> _WHAT IS BEING ASKED_
Go through the material below and report how many lines contain "that". Give only the number.

> _DATA SECTION_
start

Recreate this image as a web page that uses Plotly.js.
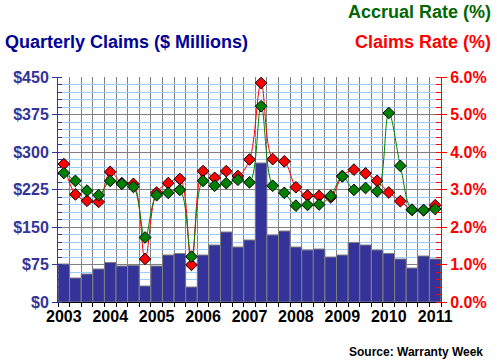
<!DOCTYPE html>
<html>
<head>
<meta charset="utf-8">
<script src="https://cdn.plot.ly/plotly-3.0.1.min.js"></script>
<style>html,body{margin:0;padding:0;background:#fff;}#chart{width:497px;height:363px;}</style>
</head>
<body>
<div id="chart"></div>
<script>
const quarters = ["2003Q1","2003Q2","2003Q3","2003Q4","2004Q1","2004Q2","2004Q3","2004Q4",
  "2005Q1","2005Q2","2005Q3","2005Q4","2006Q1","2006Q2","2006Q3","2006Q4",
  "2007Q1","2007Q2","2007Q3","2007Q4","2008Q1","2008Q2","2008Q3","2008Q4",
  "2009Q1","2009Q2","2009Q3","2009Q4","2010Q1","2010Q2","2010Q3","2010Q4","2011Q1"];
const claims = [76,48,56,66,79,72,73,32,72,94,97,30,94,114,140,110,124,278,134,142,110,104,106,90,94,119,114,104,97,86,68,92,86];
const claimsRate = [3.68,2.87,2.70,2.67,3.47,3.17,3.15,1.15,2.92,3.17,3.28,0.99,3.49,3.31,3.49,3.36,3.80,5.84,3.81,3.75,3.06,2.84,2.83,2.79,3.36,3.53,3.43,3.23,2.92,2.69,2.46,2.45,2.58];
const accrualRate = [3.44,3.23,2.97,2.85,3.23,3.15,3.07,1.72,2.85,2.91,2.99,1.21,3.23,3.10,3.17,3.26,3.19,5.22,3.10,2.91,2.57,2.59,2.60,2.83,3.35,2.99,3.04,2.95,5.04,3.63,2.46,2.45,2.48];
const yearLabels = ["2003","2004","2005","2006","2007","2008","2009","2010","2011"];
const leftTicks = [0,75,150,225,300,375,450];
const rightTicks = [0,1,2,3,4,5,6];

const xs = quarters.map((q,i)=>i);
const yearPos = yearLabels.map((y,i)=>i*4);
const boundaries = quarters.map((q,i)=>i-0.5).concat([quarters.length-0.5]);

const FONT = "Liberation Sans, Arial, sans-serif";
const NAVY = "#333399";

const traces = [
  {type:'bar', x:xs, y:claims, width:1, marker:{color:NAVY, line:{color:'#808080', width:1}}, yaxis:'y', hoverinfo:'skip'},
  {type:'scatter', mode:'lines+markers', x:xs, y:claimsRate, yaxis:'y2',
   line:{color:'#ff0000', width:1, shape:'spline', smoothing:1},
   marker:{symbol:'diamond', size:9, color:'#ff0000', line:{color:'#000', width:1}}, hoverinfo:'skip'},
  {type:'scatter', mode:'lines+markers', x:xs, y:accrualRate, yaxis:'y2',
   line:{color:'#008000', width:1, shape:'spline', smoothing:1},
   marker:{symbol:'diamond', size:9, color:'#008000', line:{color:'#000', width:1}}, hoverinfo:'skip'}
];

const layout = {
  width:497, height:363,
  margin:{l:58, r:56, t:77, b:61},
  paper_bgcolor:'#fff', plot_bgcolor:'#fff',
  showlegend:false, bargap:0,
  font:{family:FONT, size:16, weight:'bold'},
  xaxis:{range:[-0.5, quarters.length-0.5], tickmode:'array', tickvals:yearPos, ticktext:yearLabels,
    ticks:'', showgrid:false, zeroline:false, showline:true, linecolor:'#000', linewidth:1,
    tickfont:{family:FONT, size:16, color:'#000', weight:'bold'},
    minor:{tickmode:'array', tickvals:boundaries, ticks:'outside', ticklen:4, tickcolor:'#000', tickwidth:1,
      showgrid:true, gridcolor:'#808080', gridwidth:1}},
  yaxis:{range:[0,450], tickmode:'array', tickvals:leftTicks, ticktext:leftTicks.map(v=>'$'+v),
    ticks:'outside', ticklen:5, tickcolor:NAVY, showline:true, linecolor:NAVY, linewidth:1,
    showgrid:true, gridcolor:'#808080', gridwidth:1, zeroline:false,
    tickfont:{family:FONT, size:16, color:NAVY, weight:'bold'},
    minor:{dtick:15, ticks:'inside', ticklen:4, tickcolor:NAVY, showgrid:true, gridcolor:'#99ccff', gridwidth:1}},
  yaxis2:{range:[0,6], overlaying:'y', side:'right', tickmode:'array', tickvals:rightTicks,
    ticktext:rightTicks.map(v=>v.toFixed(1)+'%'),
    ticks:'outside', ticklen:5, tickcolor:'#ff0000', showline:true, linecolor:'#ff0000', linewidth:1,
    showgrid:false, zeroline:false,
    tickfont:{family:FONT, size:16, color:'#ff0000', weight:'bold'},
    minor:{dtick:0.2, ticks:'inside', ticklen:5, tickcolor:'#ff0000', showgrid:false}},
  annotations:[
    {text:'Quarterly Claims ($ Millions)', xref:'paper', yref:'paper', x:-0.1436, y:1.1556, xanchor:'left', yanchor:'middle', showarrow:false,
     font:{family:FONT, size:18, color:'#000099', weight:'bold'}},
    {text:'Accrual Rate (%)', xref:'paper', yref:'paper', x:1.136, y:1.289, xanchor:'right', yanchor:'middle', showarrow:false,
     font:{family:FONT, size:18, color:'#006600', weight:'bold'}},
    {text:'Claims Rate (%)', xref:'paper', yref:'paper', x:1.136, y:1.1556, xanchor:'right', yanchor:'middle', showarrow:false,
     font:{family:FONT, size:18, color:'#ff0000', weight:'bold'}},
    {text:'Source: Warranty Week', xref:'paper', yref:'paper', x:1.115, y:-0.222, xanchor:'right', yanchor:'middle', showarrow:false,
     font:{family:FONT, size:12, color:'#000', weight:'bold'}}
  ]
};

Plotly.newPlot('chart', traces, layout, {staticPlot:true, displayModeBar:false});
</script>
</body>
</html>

end
start

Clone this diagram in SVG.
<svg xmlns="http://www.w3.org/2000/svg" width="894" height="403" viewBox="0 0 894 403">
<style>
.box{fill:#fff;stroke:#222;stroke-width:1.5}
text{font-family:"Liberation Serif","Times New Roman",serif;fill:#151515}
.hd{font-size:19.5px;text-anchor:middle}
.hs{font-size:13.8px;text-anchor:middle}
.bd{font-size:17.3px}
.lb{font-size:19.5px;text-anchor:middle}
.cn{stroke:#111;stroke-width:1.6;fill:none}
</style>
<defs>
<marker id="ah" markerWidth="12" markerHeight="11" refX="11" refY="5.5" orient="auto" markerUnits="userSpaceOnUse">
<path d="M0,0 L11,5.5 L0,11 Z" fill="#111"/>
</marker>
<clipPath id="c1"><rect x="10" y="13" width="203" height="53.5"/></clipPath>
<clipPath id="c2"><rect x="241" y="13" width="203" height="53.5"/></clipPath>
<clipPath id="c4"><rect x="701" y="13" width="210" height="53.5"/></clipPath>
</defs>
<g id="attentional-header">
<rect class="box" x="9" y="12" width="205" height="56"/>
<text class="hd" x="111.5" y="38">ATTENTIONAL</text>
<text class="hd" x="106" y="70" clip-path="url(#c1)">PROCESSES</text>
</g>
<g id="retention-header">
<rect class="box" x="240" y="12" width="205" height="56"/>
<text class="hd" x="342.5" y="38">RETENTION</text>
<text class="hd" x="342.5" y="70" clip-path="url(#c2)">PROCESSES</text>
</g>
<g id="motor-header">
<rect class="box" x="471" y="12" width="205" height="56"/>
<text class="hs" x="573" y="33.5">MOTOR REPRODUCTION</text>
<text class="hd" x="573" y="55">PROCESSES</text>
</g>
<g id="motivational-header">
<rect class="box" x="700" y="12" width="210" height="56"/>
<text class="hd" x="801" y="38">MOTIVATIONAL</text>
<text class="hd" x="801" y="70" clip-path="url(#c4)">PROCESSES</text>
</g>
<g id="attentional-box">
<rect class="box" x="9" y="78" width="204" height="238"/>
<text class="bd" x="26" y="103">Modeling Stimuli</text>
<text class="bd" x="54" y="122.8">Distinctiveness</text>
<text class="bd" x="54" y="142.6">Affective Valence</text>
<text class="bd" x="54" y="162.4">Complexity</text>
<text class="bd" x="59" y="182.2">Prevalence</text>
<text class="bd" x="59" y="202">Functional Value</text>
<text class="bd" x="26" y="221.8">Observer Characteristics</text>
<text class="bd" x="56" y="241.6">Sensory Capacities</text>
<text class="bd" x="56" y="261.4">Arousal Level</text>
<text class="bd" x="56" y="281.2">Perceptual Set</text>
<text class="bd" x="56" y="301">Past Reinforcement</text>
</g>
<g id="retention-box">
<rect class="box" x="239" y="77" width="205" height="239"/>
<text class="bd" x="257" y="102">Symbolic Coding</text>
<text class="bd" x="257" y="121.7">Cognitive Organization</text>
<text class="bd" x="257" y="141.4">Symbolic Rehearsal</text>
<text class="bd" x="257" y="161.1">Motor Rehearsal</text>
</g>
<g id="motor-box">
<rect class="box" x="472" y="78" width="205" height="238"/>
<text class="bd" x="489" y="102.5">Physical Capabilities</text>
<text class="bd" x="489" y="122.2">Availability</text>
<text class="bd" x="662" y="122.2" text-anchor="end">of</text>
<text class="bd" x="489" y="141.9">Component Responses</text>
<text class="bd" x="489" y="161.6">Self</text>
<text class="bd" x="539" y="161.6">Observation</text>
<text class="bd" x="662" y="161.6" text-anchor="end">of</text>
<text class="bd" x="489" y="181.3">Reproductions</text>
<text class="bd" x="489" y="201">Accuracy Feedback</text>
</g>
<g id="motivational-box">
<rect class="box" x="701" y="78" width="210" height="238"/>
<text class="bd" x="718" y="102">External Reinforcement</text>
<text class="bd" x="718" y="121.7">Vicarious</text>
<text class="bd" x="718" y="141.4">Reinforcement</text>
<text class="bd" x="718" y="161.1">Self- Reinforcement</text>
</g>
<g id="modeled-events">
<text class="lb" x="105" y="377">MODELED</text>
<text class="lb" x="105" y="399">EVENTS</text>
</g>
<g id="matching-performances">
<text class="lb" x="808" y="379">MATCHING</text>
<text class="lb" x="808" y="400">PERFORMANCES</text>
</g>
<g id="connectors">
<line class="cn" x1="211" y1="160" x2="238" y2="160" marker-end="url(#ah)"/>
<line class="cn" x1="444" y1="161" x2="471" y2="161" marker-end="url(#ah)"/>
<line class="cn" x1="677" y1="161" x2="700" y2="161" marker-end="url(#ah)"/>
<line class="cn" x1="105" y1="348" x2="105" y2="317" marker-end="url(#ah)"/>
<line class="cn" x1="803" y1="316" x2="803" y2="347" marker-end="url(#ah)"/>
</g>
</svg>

end
start

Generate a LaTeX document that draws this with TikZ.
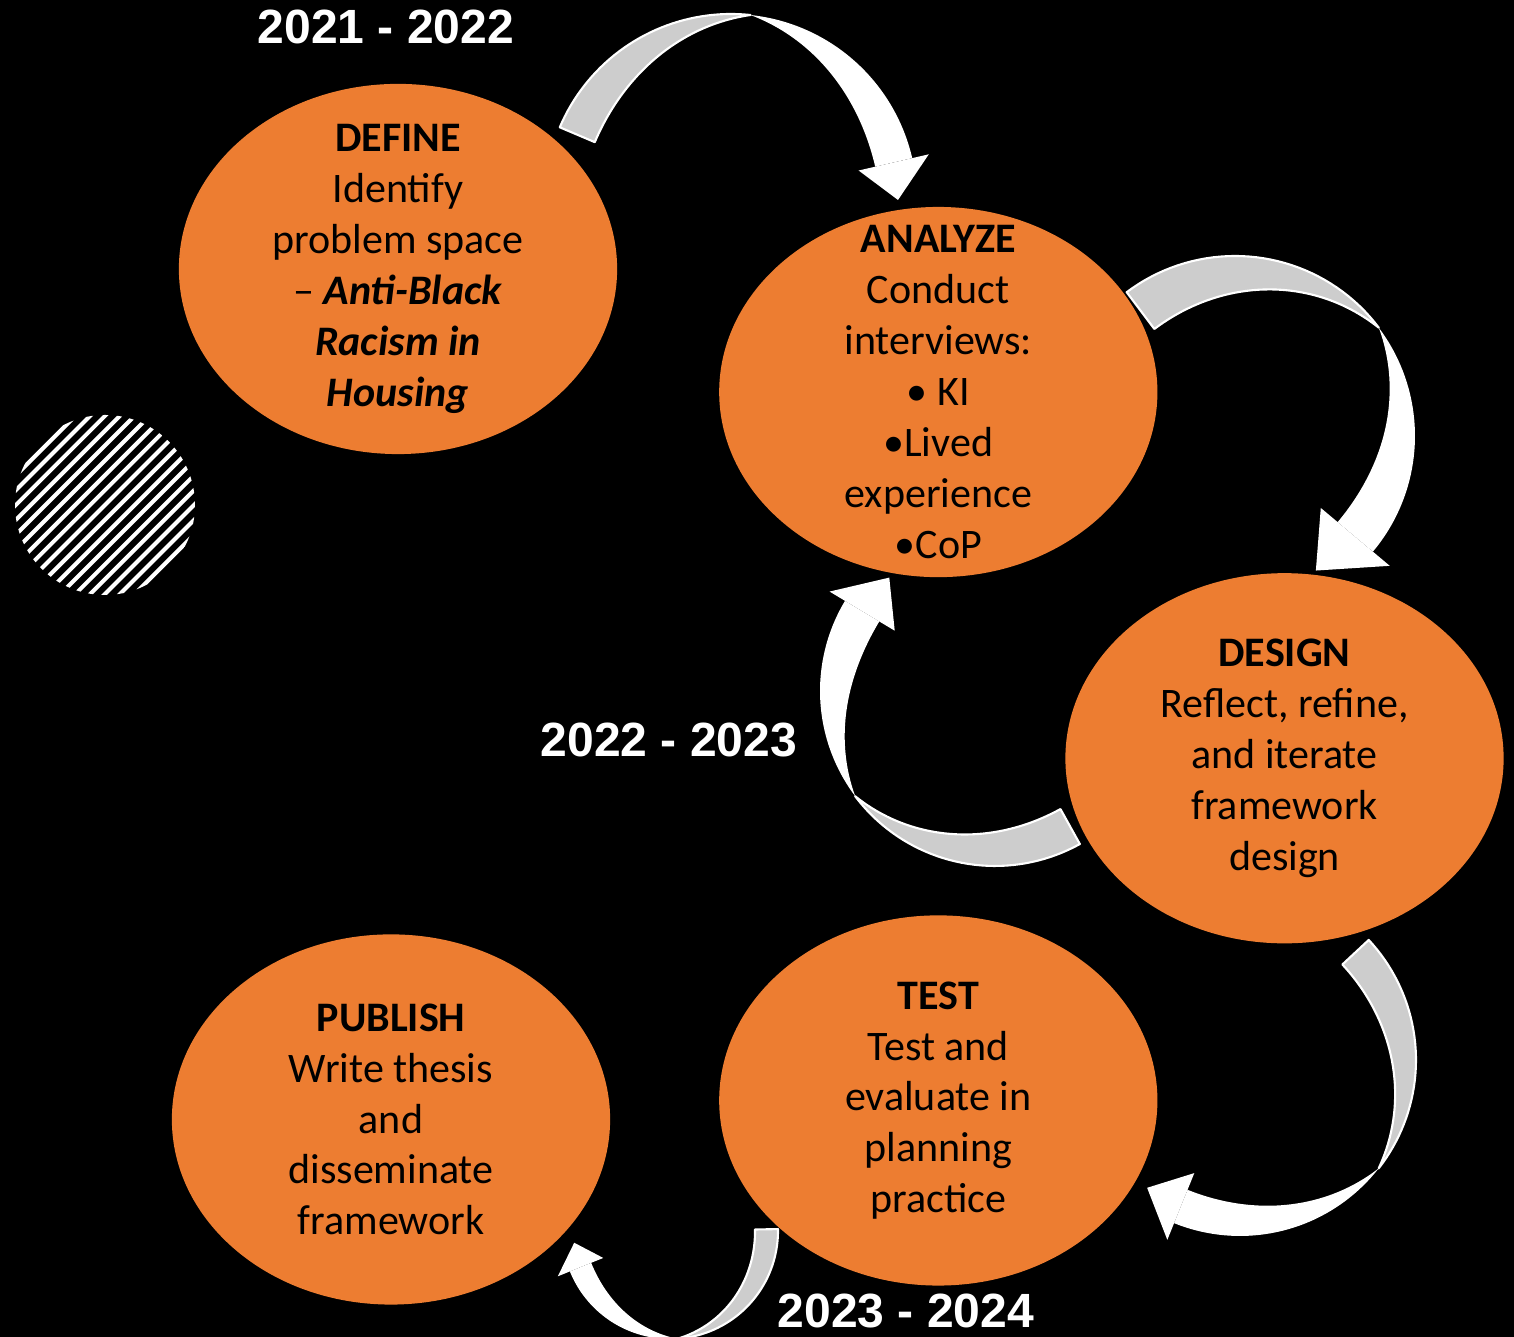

end

> _ANSWER_
2